Poor economic participation drags India down to among the world's bottom five. In a scenario of high unemployment, men win: The historical female labour force participation rate, the World Bank points out, has declined considerably over the decade, and women contribute less than 20% to the Gross Domestic Product (GDP), earn under a third of what men do, and hold only a sliver of decision-making roles.
This is not merely a gender issue but one aligned with economic ambition. The McKinsey Global Institute estimates that gender parity in employment could add $770 billion to India's GDP by 2025. At current rates, that could take another 135 years. This isn't just a missed opportunity — it's an economic liability. It should alarm every policymaker into signalling a radical and urgent shift in national priorities to privilege women's participation.

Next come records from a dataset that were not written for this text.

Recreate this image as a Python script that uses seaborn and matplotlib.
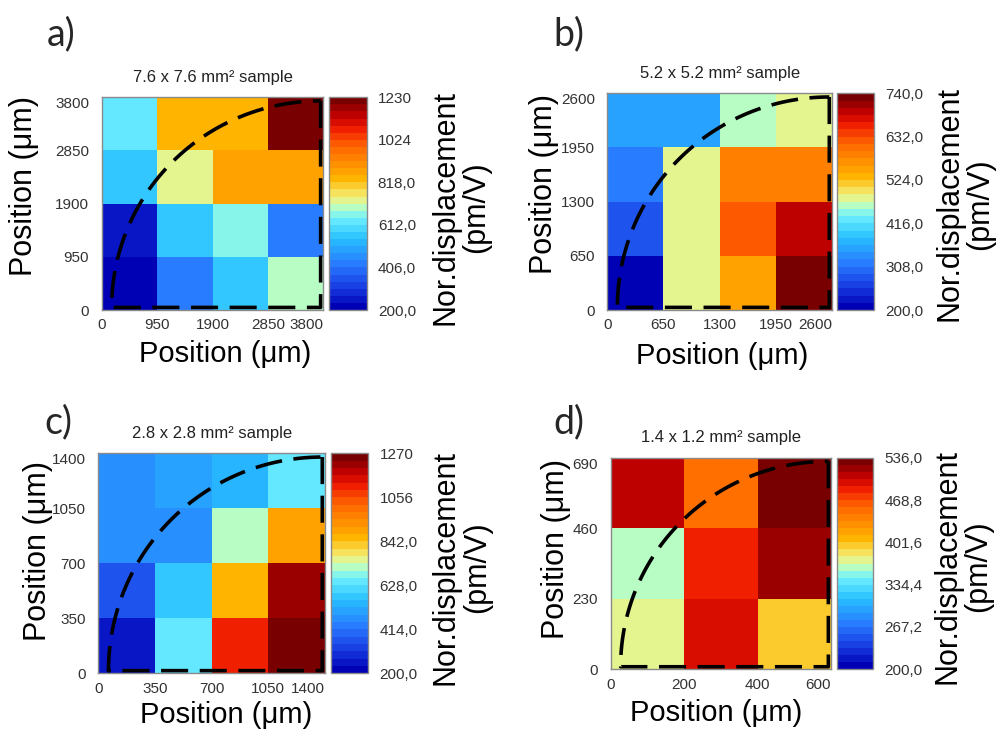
import numpy as np
import matplotlib.pyplot as plt
import seaborn as sns
from matplotlib.colors import LinearSegmentedColormap

sns.set_theme(style="white")
plt.rcParams['font.family'] = ['Liberation Sans', 'DejaVu Sans']

# Datos: desplazamiento normalizado (pm/V), fila superior primero
valores_a = [[643, 839, 839, 1230],
             [560, 746, 880, 880],
             [250, 560, 669, 406],
             [200, 406, 560, 694]]
valores_b = [[351, 351, 459, 473],
             [308, 486, 578, 578],
             [286, 486, 621, 697],
             [211, 473, 556, 740]]
valores_c = [[478, 500, 521, 660],
             [457, 457, 714, 906],
             [371, 575, 863, 1227],
             [243, 660, 1120, 1270]]
valores_d = [[509, 449, 536],
             [361, 489, 523],
             [378, 499, 395]]

limites_a = (200, 1230)
limites_b = (200, 740)
limites_c = (200, 1270)
limites_d = (200, 536)

ticks_x_a = ["0", "950", "1900", "2850", "3800"]
ticks_x_b = ["0", "650", "1300", "1950", "2600"]
ticks_x_c = ["0", "350", "700", "1050", "1400"]
ticks_x_d = ["0", "200", "400", "600"]
ticks_y_a = ["0", "950", "1900", "2850", "3800"]
ticks_y_b = ["0", "650", "1300", "1950", "2600"]
ticks_y_c = ["0", "350", "700", "1050", "1400"]
ticks_y_d = ["0", "230", "460", "690"]

ticks_cb_a = ["200,0", "406,0", "612,0", "818,0", "1024", "1230"]
ticks_cb_b = ["200,0", "308,0", "416,0", "524,0", "632,0", "740,0"]
ticks_cb_c = ["200,0", "414,0", "628,0", "842,0", "1056", "1270"]
ticks_cb_d = ["200,0", "267,2", "334,4", "401,6", "468,8", "536,0"]

titulos = ["7.6 x 7.6 mm² sample", "5.2 x 5.2 mm² sample",
           "2.8 x 2.8 mm² sample", "1.4 x 1.2 mm² sample"]
letras = ["a)", "b)", "c)", "d)"]

# Mapa de colores tipo "rainbow" discreto (30 niveles)
anclas = [(0.00, "#0000b4"), (0.08, "#1432dc"), (0.20, "#2878ff"),
          (0.33, "#28c0ff"), (0.43, "#6ef0ff"), (0.48, "#b4ffc8"),
          (0.53, "#f5f07a"), (0.62, "#ffb400"), (0.70, "#ff8c00"),
          (0.78, "#ff6400"), (0.86, "#f02000"), (0.92, "#c80000"),
          (1.00, "#780000")]
cmap = LinearSegmentedColormap.from_list("arcoiris", anclas, N=30)

W, H = 1001, 733
fig = plt.figure(figsize=(W / 100, H / 100), dpi=100)


def caja(izq, der, arriba, abajo):
    return [izq / W, 1 - abajo / H, (der - izq) / W, (abajo - arriba) / H]


paneles = [
    dict(datos=valores_a, lim=limites_a, tx=ticks_x_a, ty=ticks_y_a, tcb=ticks_cb_a,
         ax=caja(101.7, 323.3, 97.3, 310), cax=caja(329.3, 366.7, 97.3, 310),
         xl=(0.556, -0.205), yl=(-0.351, 0.583), cl=(3.52, 0.482), letra=(61, 34)),
    dict(datos=valores_b, lim=limites_b, tx=ticks_x_b, ty=ticks_y_b, tcb=ticks_cb_b,
         ax=caja(607.3, 832, 93.3, 310), cax=caja(836.7, 874.3, 93.3, 310),
         xl=(0.513, -0.21), yl=(-0.282, 0.581), cl=(3.41, 0.49), letra=(569, 34)),
    dict(datos=valores_c, lim=limites_c, tx=ticks_x_c, ty=ticks_y_c, tcb=ticks_cb_c,
         ax=caja(98.3, 325, 453.3, 673.3), cax=caja(330.7, 368.3, 453.3, 673.3),
         xl=(0.566, -0.19), yl=(-0.268, 0.556), cl=(3.48, 0.481), letra=(58, 422)),
    dict(datos=valores_d, lim=limites_d, tx=ticks_x_d, ty=ticks_y_d, tcb=ticks_cb_d,
         ax=caja(610.7, 831, 457.7, 669.3), cax=caja(836.7, 873.3, 457.7, 669.3),
         xl=(0.477, -0.206), yl=(-0.248, 0.568), cl=(3.45, 0.485), letra=(569, 422)),
]

gris = "#333333"
for i, p in enumerate(paneles):
    ax = fig.add_axes(p["ax"])
    cax = fig.add_axes(p["cax"])
    datos = np.array(p["datos"])
    vmin, vmax = p["lim"]
    nf, nc = datos.shape
    sns.heatmap(datos, ax=ax, cbar_ax=cax, cmap=cmap, vmin=vmin, vmax=vmax,
                xticklabels=False, yticklabels=False,
                cbar_kws={"ticks": np.linspace(vmin, vmax, 6)})

    # ejes con ticks en los bordes de las celdas
    ax.set_xticks(np.arange(nc + 1))
    ax.set_xticklabels(p["tx"], rotation=0)
    ax.set_yticks(np.arange(nf + 1)[::-1])
    ax.set_yticklabels(p["ty"], rotation=0)
    ax.tick_params(axis="both", length=0, labelsize=11, labelcolor=gris)
    ax.tick_params(axis="x", pad=6)
    ax.tick_params(axis="y", pad=9)
    ax.get_xticklabels()[-1].set_ha("right")
    ax.get_yticklabels()[-1].set_va("top")
    for s in ax.spines.values():
        s.set_visible(True)
        s.set_color("#8a8a8a")
        s.set_linewidth(1)

    ax.set_xlabel("Position (μm)", fontsize=21, color="black")
    ax.xaxis.set_label_coords(*p["xl"])
    ax.xaxis.label.set_va("center")
    ax.set_ylabel("Position (μm)", fontsize=22, color="black")
    ax.yaxis.set_label_coords(*p["yl"])
    ax.yaxis.label.set_rotation_mode("default")
    ax.yaxis.label.set_va("center")
    ax.yaxis.label.set_ha("center")
    ax.set_title(titulos[i], fontsize=12, color="#222222", pad=11)

    # contorno de la muestra (cuarto de círculo, discontinuo)
    xs, xr, yb, yt = 0.045, 0.988, 0.012, 0.983
    t = np.linspace(0, np.pi / 2, 100)
    arco_x = xr - (xr - xs) * np.cos(t)
    arco_y = yb + (yt - yb) * np.sin(t)
    cx = np.concatenate([[xr, xr, xs], arco_x])
    cy = np.concatenate([[yt, yb, yb], arco_y])
    ax.plot(cx * nc, (1 - cy) * nf, color="black", lw=2.6,
            ls=(0, (7.5, 3.2)), dash_capstyle="butt", clip_on=False)

    # barra de color
    cb = ax.collections[0].colorbar
    cb.set_ticklabels(p["tcb"])
    cax.tick_params(length=0, labelsize=11, labelcolor=gris, pad=8)
    cb.outline.set_visible(True)
    cb.outline.set_edgecolor("#8a8a8a")
    cb.outline.set_linewidth(1)
    cb.set_label("Nor.displacement\n(pm/V)", fontsize=22, color="black",
                 linespacing=1.05)
    cax.yaxis.set_label_coords(*p["cl"])
    cax.yaxis.label.set_rotation_mode("default")
    cax.yaxis.label.set_va("center")
    cax.yaxis.label.set_ha("center")

    lx, ly = p["letra"]
    fig.text(lx / W, 1 - ly / H, letras[i], fontsize=27, ha="center", va="center",
             family=["Lato", "DejaVu Sans"])

fig.savefig("out.png", dpi=100)
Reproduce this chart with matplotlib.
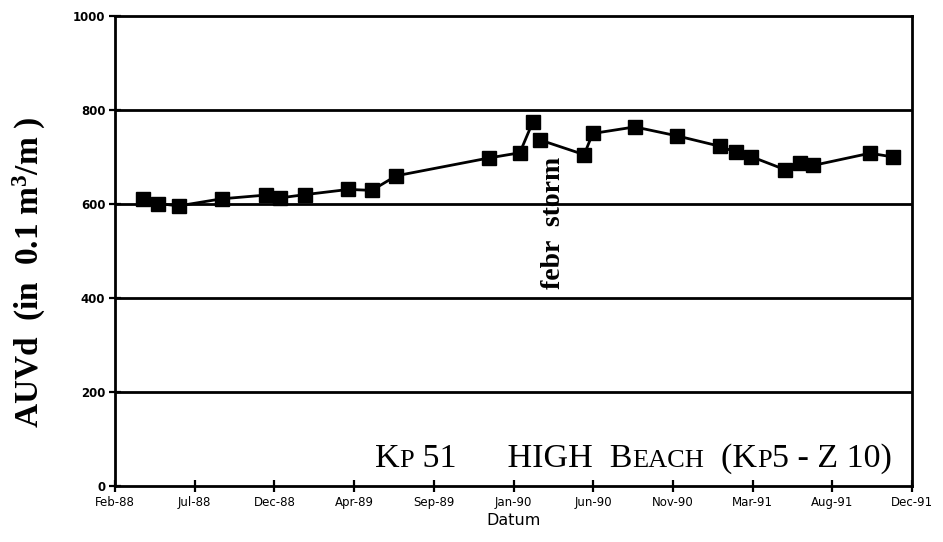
import pandas as pd
import matplotlib.pyplot as plt

DATES_BEFORE = ['1988-03-21', '1988-04-16', '1988-05-23', '1988-08-06', '1988-10-23',
                '1988-11-17', '1988-12-31', '1989-03-17', '1989-04-27', '1989-06-09',
                '1989-11-19', '1990-01-12', '1990-02-04']
VALUES_BEFORE = [610, 601, 596, 611, 619, 613, 620, 631, 629, 660, 698, 709, 775]

DATES_AFTER = ['1990-02-17', '1990-05-05', '1990-05-20', '1990-08-02', '1990-10-15',
               '1990-12-29', '1991-01-27', '1991-02-22', '1991-04-23', '1991-05-19',
               '1991-06-11', '1991-09-19', '1991-10-30']
VALUES_AFTER = [736, 705, 750, 764, 745, 723, 710, 701, 673, 687, 682, 708, 700]

TICK_LABELS = ['Feb-88', 'Jul-88', 'Dec-88', 'Apr-89', 'Sep-89', 'Jan-90',
               'Jun-90', 'Nov-90', 'Mar-91', 'Aug-91', 'Dec-91']
Y_TICKS = [0, 200, 400, 600, 800, 1000]

START = pd.Timestamp('1988-02-01')
STEP_DAYS = 140
SERIF = 'Liberation Serif'


def draw_title(fig, x_px, y_px, pieces):
    # small caps by hand: pieces of text with two sizes on one baseline
    renderer = fig.canvas.get_renderer()
    w, h = fig.bbox.width, fig.bbox.height
    for txt, size in pieces:
        t = fig.text(x_px / w, y_px / h, txt, fontsize=size, family=SERIF,
                     ha='left', va='baseline')
        x_px += t.get_window_extent(renderer).width


def main():
    fig = plt.figure(figsize=(9.43, 5.42), dpi=100)
    ax = fig.add_axes([0.1220, 0.1033, 0.8452, 0.8672])

    for dates, values in [(DATES_BEFORE, VALUES_BEFORE), (DATES_AFTER, VALUES_AFTER)]:
        ax.plot(pd.to_datetime(dates), values, color='black', lw=2,
                marker='s', markersize=9.5, markerfacecolor='black', markeredgecolor='black')

    for y in Y_TICKS[1:-1]:
        ax.axhline(y, color='black', lw=2, zorder=0)

    ticks = [START + pd.Timedelta(days=STEP_DAYS * i) for i in range(len(TICK_LABELS))]
    ax.set_xticks(ticks)
    ax.set_xticklabels(TICK_LABELS, fontsize=8.5)
    ax.set_xlim(ticks[0], ticks[-1])
    ax.set_ylim(0, 1000)
    ax.set_yticks(Y_TICKS)
    ax.set_yticklabels([str(v) for v in Y_TICKS], fontsize=8.5, fontweight='bold')
    ax.tick_params(direction='inout', length=8, width=1.6, pad=3)

    for spine in ax.spines.values():
        spine.set_linewidth(2)

    ax.set_xlabel('Datum', fontsize=11.5, labelpad=3)
    ax.set_ylabel('AUVd  (in  0.1 m$\\mathregular{^3}$/m )', fontsize=24,
                  family=SERIF, fontweight='bold', va='center')
    ax.yaxis.set_label_coords(-0.108, 0.455)

    ax.text(pd.Timestamp('1990-03-12'), 700, 'febr  storm', rotation=90,
            ha='center', va='top', fontsize=20, family=SERIF, fontweight='bold')

    draw_title(fig, 375, 542 - 467,
               [('K', 24.5), ('P', 19), (' 51      HIGH  B', 24.5), ('EACH', 19),
                ('  (K', 24.5), ('P', 19), ('5 - Z 10)', 24.5)])

    fig.savefig('out.png', dpi=100)


if __name__ == '__main__':
    main()
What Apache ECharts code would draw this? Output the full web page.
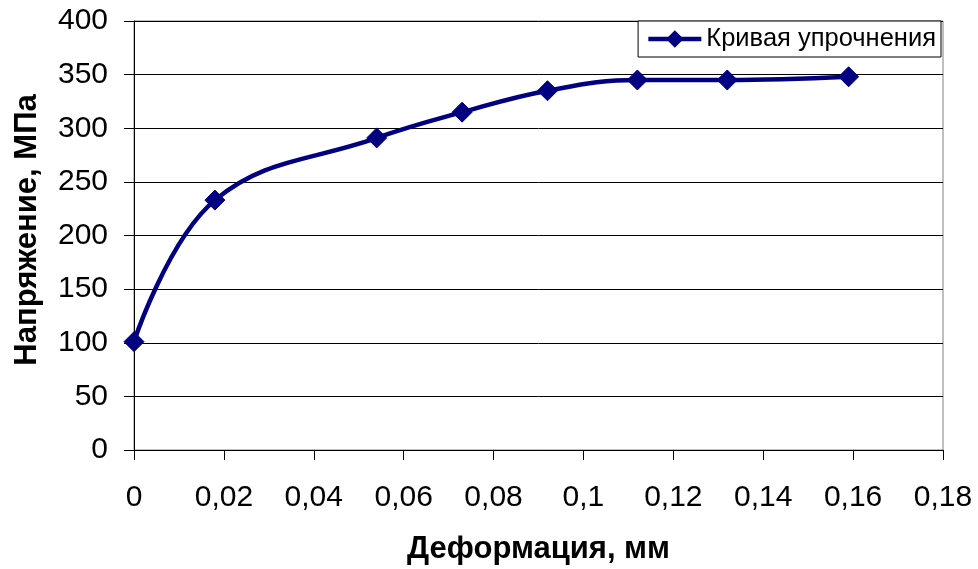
<!DOCTYPE html>
<html>
<head>
<meta charset="utf-8">
<script src="https://cdn.jsdelivr.net/npm/echarts@6/dist/echarts.min.js"></script>
<style>
  html, body { margin: 0; padding: 0; background: #fff; }
  #chart { width: 978px; height: 569px; }
</style>
</head>
<body>
<div id="chart"></div>
<script>
// Hardening curve: strain (mm) vs stress (MPa)
const strain = [0, 0.018, 0.054, 0.073, 0.092, 0.112, 0.132, 0.159];
const stress = [101, 233, 291, 315, 335, 345, 345, 348];
const seriesName = 'Кривая упрочнения';
const xTitle = 'Деформация, мм';
const yTitle = 'Напряжение, МПа';

const font = '"Liberation Sans", Arial, sans-serif';
const navy = '#000080';

const chart = echarts.init(document.getElementById('chart'));
chart.setOption({
  animation: false,
  backgroundColor: '#fff',
  textStyle: { fontFamily: font },
  grid: {
    left: 134, right: 35, top: 21, bottom: 119,
    outerBoundsMode: 'none', containLabel: false,
    show: true, borderColor: '#808080', borderWidth: 1
  },
  legend: {
    right: 37, top: 21,
    padding: [5, 5, 5, 8],
    borderColor: '#000', borderWidth: 1,
    backgroundColor: '#fff',
    itemWidth: 53, itemHeight: 22, itemGap: 4,
    lineStyle: { width: 4.5 },
    textStyle: { fontFamily: font, fontSize: 25.5, color: '#000' },
    data: [{ name: seriesName }]
  },
  xAxis: {
    type: 'value', min: 0, max: 0.18, interval: 0.02,
    name: xTitle, nameLocation: 'middle', nameGap: 84,
    nameTextStyle: { fontFamily: font, fontSize: 31, fontWeight: 'bold', color: '#000' },
    axisLine: { lineStyle: { color: '#000', width: 1 } },
    axisTick: { show: true, length: 10, inside: false, lineStyle: { color: '#000' } },
    axisLabel: {
      fontFamily: font, fontSize: 30, color: '#000', margin: 33,
      formatter: v => String(+v.toFixed(2)).replace('.', ',')
    },
    splitLine: { show: false }
  },
  yAxis: {
    type: 'value', min: 0, max: 400, interval: 50,
    name: yTitle, nameLocation: 'middle', nameGap: 91,
    nameTextStyle: {
      fontFamily: font, fontSize: 31, fontWeight: 'bold', color: '#000',
      padding: [0, 0, 0, 11]
    },
    axisLine: { show: true, lineStyle: { color: '#000', width: 1 } },
    axisTick: { show: true, length: 10, inside: false, lineStyle: { color: '#000' } },
    axisLabel: { fontFamily: font, fontSize: 30, color: '#000', margin: 26 },
    splitLine: { show: true, lineStyle: { color: '#000', width: 1 } }
  },
  series: [{
    name: seriesName,
    type: 'line',
    data: strain.map((x, i) => [x, stress[i]]),
    smooth: 0.4,
    symbol: 'diamond',
    symbolSize: 20,
    lineStyle: { color: navy, width: 4.5 },
    itemStyle: { color: navy, borderColor: navy }
  }]
});
</script>
</body>
</html>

No less a person than the Prime Minister has repeatedly acknowledged that progress depends on women-led development. But recognition is only a beginning. Policy and practice designed to ensure women's equal participation in economic, political, and social life must be maximised by both the state and the private sector. Everyone has a role. But, the State has the primary responsibility to showcase transformation.
At present, the commitment looks hesitant. In recent years, the pace of inclusion has indeed accelerated, but inclusion is reluctantly conceded.
Women made up 41% and 38% of recent recruits to the elite Indian Administrative Service and Indian Foreign Service, respectively — an encouraging uptick. However, their overall representation across both services remains unclear. With less than 3% women in the armed forces and 12% across all police, the bastions of defence and security remain hard to breach. Even apex institutions — tasked with ensuring equality — struggle to show commitment. At its 2021 high, the Supreme Court briefly had four women out of 33 judges; now, it is back to one. The National Human Rights Commission, in all its history, has never had more than one substantive woman member at a time. Even its law requires only 'at least one woman'.
There are many pathways to inclusion — some already at work. The expansion of women-led Self-Help Groups, targeted savings schemes, and access to low-interest credit have begun to shift the economic ground. State-backed programmes, from Kerala to Uttar Pradesh, have helped lakhs of rural women move from subsistence to enterprise.
Political inclusion too is poised for a jump, pending the census and delimitation needed to activate the long-promised 33% reservation for women in Parliament and assemblies. With millions of women already serving as panchayat representatives, the feeder line already exists. In the UK, Labour's insistence on all-women shortlists drove female representation from under 10% to over 30% in two decades.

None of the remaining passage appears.